* BEGIN *

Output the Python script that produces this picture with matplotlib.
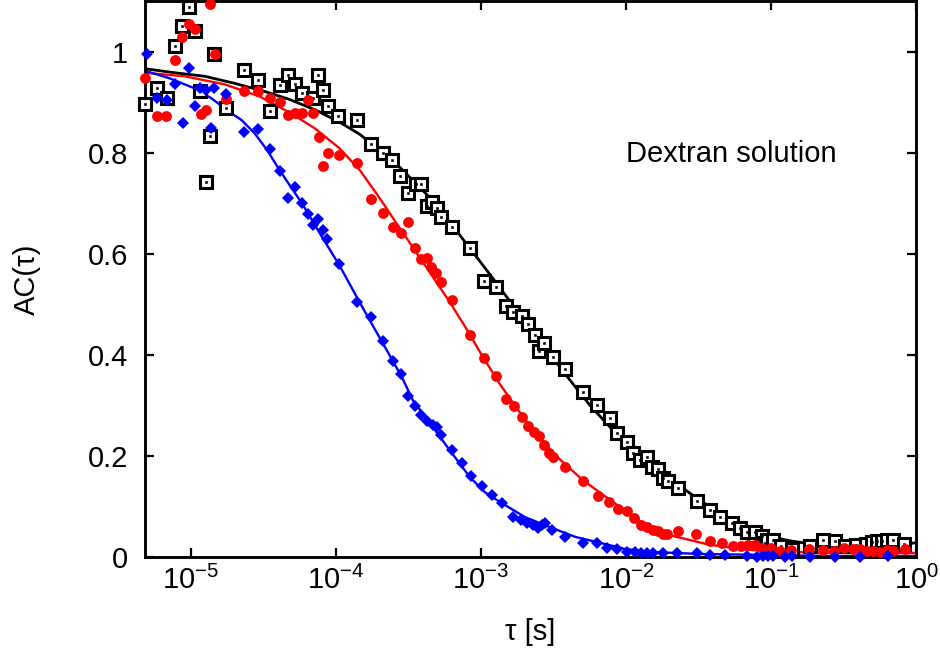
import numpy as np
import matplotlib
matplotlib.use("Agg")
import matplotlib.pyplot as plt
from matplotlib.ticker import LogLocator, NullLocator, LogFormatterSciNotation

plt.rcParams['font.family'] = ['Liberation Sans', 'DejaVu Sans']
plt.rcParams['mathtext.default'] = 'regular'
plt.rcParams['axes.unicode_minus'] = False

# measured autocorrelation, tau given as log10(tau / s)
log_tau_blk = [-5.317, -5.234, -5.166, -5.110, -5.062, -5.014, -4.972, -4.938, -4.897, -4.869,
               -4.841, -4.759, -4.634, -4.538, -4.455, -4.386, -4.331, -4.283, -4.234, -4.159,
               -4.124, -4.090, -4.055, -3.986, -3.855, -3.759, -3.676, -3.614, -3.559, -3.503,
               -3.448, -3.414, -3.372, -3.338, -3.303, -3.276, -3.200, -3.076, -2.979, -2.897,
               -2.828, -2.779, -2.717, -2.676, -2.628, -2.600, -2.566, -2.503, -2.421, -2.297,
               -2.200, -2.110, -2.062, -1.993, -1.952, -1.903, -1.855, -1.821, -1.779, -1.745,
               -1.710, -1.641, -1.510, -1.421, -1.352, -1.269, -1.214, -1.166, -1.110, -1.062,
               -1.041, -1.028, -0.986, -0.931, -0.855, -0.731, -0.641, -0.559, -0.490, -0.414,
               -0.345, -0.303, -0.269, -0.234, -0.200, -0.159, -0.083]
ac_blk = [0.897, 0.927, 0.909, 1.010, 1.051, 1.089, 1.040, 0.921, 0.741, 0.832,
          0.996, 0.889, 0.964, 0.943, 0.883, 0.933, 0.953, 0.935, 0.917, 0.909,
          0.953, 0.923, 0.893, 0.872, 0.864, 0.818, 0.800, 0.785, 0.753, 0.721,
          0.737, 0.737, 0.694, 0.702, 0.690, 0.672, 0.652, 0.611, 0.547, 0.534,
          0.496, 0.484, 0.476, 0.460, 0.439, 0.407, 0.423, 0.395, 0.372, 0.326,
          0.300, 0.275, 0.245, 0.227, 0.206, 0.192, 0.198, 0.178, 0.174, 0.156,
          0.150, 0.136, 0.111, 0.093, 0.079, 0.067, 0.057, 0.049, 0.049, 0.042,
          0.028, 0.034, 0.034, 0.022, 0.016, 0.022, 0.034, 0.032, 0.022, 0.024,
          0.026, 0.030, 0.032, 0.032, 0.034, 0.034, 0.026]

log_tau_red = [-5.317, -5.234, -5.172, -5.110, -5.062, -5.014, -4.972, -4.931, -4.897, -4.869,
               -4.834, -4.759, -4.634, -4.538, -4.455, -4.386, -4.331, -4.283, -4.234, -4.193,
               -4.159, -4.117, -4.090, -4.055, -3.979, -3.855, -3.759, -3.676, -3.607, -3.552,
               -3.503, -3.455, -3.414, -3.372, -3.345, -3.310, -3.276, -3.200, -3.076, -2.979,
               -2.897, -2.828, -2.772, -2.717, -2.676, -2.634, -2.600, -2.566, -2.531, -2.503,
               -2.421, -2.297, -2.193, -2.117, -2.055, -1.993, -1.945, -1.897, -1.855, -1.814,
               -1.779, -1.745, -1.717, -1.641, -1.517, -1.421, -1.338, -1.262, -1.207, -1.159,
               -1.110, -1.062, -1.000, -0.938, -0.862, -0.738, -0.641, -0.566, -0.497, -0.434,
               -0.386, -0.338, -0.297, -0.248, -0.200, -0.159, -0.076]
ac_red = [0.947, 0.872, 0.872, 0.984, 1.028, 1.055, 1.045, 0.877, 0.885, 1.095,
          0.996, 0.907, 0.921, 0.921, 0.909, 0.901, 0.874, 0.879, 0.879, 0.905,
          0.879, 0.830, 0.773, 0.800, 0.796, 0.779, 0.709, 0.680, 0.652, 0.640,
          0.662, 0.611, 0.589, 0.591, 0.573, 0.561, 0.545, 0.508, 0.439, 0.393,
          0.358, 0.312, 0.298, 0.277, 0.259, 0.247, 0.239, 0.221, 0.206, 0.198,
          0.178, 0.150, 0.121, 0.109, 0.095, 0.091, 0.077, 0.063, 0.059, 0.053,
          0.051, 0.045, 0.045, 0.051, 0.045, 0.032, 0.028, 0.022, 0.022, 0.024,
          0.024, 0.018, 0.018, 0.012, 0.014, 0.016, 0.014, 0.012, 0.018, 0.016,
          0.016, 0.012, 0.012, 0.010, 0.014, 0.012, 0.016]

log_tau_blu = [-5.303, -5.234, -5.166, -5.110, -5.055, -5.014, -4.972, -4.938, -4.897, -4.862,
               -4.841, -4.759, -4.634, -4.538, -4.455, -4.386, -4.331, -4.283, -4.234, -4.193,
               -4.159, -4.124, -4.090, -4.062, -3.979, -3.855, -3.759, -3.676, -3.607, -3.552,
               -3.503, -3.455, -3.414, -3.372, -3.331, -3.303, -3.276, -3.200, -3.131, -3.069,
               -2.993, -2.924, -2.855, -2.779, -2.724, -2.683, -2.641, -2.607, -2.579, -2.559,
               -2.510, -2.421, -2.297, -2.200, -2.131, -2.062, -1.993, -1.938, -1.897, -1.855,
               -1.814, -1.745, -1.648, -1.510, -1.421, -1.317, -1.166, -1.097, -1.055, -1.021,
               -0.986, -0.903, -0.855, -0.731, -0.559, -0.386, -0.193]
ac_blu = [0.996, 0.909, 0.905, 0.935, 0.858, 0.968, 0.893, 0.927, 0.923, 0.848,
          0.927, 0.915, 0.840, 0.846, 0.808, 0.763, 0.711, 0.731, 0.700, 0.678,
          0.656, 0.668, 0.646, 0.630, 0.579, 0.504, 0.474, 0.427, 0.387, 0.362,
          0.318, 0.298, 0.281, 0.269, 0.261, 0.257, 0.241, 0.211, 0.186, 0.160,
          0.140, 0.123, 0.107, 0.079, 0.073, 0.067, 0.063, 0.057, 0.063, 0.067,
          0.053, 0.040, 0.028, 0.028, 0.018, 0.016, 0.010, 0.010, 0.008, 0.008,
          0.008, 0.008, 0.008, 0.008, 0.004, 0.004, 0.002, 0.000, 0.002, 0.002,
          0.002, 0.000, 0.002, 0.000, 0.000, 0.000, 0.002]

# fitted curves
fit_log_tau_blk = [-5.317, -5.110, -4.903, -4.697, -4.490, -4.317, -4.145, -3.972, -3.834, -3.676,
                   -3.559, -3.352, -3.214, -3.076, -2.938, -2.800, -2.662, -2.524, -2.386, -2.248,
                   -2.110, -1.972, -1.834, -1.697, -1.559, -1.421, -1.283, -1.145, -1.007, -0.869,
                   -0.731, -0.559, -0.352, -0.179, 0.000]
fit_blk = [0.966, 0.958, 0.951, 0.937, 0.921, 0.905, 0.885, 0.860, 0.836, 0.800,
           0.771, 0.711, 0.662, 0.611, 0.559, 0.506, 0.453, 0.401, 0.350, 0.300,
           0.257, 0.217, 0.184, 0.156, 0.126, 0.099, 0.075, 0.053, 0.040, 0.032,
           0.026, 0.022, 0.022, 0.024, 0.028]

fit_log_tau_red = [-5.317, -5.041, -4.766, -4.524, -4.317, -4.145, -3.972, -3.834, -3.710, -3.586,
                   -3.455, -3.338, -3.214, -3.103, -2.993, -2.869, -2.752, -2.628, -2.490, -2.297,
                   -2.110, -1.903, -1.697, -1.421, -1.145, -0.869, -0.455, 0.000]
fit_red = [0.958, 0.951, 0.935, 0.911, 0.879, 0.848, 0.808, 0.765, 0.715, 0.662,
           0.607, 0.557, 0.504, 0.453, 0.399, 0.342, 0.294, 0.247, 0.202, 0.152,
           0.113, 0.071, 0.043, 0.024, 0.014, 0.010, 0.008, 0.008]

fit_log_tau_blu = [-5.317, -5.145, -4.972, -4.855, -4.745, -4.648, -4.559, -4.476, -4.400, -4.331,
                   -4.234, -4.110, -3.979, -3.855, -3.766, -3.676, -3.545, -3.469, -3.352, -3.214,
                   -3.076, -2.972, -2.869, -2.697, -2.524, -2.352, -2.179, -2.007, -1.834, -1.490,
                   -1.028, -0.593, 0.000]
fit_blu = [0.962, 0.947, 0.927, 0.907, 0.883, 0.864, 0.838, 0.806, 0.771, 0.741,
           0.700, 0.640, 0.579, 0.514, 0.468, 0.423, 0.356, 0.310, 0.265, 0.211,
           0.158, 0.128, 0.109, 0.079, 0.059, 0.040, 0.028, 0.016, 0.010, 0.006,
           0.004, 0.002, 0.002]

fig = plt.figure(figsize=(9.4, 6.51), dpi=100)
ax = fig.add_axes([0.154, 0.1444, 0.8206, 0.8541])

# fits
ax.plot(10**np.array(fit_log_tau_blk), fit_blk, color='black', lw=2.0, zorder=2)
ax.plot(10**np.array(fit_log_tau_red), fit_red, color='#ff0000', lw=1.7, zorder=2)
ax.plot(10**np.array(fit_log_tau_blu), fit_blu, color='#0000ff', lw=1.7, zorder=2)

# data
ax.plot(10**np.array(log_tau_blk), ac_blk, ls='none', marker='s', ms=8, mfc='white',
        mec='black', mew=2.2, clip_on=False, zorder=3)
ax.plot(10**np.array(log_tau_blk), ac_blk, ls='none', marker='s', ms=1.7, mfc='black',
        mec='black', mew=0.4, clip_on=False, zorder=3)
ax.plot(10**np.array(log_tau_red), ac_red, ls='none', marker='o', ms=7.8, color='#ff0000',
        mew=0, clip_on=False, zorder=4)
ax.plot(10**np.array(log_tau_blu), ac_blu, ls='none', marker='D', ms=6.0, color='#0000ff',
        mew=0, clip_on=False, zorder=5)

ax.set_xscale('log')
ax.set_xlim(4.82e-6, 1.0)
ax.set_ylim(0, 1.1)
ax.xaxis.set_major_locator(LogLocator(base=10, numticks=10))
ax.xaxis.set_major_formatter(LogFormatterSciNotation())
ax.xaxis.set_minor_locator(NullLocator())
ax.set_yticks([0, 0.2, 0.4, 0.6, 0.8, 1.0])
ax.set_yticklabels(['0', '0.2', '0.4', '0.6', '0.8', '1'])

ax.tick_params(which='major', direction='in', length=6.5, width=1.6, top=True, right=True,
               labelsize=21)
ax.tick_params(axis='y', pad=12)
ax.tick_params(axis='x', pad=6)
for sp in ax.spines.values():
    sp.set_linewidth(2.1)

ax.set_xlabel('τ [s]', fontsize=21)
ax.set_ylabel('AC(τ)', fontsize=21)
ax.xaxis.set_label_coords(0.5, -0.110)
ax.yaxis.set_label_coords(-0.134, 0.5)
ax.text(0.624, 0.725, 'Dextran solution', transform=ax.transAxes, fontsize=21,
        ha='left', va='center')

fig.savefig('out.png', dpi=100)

* END *

[Task details]
Without the pictures, please reproduce each line of the listing above exactly, from the first one through the line bearing "plt.rcParams['axes.unicode_minus'] = False".

[Final result]
Output the Python script that produces this picture with matplotlib.
import numpy as np
import matplotlib
matplotlib.use("Agg")
import matplotlib.pyplot as plt
from matplotlib.ticker import LogLocator, NullLocator, LogFormatterSciNotation

plt.rcParams['font.family'] = ['Liberation Sans', 'DejaVu Sans']
plt.rcParams['mathtext.default'] = 'regular'
plt.rcParams['axes.unicode_minus'] = False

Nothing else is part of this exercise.